When I was a kid, life was much simpler. Although my friends and I were involved in some after-school activities, we weren't involved in several at the same time, as is often the case for my own children. This level of involvement creates a hectic schedule that can wreak havoc on our time together as a family. That's how Sunday dinner became sacred in our home.

No matter what anyone has going on that day, we all meet at the table on Sunday night. In order to make that rule seem less like my idea and more like theirs, I try to make a special meal that night, one I know everyone will like. Finding a meal that suits everyone at the table is never easy. Several years ago I found one, and although it's fast and easy enough to do any night of the week, it has become what my boys will remember as "Sunday dinner" for the rest of their lives.
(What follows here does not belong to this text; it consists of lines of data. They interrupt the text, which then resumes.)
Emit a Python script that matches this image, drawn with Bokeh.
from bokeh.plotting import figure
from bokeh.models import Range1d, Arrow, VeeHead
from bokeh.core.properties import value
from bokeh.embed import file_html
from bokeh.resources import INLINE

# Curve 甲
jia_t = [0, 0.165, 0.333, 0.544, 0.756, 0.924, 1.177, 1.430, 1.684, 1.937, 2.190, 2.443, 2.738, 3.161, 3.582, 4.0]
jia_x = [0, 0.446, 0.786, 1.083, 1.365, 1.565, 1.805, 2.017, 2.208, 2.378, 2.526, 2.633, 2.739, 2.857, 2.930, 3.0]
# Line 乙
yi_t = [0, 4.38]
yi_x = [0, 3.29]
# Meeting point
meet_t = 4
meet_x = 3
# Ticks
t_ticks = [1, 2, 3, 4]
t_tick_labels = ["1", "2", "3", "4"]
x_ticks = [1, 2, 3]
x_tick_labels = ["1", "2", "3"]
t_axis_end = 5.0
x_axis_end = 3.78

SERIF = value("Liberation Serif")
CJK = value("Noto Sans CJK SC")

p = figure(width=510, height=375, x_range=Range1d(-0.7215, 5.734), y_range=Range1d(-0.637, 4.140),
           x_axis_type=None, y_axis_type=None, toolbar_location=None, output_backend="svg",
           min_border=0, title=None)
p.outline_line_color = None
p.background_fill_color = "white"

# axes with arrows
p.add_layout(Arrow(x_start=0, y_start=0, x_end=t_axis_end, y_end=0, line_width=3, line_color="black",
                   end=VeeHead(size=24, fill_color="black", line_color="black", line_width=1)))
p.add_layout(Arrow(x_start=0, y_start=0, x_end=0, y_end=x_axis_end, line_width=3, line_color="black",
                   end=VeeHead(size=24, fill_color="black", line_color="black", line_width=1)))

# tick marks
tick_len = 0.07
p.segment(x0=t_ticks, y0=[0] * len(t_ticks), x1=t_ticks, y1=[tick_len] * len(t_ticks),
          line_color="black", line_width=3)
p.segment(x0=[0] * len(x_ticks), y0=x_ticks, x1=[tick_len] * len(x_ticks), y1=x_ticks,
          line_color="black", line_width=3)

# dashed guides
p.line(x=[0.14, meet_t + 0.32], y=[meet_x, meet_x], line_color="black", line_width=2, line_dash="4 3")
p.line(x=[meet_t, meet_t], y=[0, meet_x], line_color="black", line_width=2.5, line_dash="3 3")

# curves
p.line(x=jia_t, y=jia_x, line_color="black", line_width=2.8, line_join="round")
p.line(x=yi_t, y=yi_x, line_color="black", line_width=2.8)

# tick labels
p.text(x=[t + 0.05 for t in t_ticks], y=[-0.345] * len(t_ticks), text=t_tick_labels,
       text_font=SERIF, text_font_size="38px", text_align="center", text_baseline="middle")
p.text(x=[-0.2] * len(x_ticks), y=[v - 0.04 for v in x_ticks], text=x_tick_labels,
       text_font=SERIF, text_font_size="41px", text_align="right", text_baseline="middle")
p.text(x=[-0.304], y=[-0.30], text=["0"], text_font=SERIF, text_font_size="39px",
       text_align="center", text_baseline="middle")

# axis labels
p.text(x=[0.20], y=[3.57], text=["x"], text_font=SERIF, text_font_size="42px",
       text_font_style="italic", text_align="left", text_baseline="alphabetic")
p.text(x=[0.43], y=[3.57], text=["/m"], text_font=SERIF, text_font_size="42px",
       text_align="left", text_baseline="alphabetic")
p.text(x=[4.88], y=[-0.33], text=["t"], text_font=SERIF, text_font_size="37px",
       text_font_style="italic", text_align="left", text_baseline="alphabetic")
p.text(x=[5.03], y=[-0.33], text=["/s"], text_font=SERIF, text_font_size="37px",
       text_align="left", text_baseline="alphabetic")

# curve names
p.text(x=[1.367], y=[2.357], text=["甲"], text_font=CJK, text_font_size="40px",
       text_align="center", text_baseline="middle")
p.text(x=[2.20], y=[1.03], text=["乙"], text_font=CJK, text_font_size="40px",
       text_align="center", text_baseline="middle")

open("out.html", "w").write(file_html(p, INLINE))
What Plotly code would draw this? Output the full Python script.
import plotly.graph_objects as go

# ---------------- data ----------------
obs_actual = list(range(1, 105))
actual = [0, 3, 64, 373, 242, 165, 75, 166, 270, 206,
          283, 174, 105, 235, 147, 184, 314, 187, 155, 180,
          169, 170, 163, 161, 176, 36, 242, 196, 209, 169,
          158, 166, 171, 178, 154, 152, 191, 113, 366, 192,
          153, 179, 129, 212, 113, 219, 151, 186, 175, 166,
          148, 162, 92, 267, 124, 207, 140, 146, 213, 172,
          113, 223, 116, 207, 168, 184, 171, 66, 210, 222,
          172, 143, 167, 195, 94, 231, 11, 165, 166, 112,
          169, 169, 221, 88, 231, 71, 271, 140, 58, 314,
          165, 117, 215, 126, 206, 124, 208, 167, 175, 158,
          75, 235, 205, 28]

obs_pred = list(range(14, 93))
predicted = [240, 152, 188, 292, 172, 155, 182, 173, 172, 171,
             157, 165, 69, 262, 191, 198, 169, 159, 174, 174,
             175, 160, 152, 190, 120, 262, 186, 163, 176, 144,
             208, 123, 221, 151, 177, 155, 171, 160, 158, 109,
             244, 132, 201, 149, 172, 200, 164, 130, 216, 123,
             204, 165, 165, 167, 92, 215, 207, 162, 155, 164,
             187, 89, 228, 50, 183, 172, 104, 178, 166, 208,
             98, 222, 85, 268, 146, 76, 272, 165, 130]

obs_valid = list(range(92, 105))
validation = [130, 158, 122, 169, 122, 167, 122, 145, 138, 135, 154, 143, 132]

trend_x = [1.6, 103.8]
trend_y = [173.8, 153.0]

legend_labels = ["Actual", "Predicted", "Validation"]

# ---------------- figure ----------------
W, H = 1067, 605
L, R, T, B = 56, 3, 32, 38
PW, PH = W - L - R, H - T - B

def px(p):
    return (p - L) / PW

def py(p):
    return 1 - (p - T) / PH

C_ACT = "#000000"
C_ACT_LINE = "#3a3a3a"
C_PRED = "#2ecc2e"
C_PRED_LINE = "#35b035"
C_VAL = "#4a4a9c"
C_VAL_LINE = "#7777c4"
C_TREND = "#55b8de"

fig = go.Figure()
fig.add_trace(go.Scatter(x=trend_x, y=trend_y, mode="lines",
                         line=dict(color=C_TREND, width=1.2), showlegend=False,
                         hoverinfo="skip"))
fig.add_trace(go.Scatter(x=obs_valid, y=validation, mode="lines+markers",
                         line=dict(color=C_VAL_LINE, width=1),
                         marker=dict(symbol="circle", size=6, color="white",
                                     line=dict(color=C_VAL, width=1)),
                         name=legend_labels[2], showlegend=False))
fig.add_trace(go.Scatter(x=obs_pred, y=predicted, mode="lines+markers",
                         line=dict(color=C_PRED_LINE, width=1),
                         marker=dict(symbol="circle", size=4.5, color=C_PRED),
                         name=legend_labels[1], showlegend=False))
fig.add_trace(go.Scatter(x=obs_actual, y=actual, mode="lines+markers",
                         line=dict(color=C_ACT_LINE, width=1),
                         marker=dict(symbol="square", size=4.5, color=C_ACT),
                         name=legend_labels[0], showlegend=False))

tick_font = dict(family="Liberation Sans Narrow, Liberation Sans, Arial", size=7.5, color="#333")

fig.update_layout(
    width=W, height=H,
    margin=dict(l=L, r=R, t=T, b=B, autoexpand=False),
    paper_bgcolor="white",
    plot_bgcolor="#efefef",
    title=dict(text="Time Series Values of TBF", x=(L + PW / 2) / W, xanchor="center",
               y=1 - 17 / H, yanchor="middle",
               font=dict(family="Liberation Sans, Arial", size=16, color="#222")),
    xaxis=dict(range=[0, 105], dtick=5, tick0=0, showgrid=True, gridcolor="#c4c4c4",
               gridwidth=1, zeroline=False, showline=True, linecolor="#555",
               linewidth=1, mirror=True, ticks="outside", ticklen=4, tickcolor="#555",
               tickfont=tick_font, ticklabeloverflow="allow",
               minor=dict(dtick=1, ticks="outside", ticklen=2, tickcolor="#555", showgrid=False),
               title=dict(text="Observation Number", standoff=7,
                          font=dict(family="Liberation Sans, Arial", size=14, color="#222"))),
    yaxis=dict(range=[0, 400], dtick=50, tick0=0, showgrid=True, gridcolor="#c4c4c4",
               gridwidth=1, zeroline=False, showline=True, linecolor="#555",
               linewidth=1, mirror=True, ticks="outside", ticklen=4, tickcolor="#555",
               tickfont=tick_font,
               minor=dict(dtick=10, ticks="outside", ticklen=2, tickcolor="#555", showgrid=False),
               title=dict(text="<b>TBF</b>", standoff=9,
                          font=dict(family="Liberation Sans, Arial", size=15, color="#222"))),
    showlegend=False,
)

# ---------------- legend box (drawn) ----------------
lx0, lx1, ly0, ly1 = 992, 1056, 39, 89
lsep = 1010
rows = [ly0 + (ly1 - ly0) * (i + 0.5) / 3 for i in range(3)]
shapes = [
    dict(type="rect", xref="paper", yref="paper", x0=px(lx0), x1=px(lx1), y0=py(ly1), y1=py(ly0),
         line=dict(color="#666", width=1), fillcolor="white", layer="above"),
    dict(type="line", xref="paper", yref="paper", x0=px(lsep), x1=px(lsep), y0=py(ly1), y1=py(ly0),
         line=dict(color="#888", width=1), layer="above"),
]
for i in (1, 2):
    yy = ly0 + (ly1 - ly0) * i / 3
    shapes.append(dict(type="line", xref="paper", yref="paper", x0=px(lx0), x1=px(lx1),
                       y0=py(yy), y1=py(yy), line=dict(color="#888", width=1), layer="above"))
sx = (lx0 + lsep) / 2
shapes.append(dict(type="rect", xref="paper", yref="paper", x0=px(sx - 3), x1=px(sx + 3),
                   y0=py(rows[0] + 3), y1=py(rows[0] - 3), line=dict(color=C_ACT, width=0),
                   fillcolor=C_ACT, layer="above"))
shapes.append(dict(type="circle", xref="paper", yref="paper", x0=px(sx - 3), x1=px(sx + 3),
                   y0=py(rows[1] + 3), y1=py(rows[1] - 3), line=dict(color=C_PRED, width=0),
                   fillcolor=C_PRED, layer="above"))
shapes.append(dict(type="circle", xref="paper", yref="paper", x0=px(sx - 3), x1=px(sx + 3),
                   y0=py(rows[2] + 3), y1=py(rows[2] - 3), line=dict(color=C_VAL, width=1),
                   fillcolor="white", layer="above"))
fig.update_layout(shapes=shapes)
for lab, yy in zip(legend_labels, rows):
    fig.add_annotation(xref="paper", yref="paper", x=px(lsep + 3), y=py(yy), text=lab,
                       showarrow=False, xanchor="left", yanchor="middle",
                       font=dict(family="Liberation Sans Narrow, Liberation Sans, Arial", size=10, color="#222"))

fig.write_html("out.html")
Roast chicken. Nothing could be easier and more rewarding. Carrying a picture-perfect browned bird to the dinner table makes me feel like I've accomplished something and for those at the table, the meal feels like a special occasion. For the cook, the beauty of this dish really lies in how relatively simple it is to do, once you know a few helpful hints.

A simple prep

In order to get the chicken done quickly and all the parts cooked perfectly, I like to butterfly the chicken. Having a good pair of sturdy kitchen shears makes this job much easier. I simply turn the chicken over with the breast down and cut along both sides of the backbone. Then I turn it over again and press on the breastbone until my bird lies flat. Doing that will help the bird cook more evenly, which means both the white and dark meat will end up juicy and delicious.

Then all that needs to be done is to coat the chicken with a bit of olive oil, season it with salt and pepper, and pop it into a hot oven. I like to roast it at 425 degrees for about 35 to 45 minutes, which I find renders uniformly moist meat and a crispy skin.

It's so simple that I often do two chickens at the same time, which gives me cooked chicken meat ready for later in the week when I have less time to throw dinner together. Then I can quickly assemble any number of recipes that call for cooked chicken. That's a luxury any night of the week when rugby practice, Model U.N., guitar lessons, robotics team and more make life a bit crazy.

Sunday night, of course, remains our evening of quiet, at least through dinner.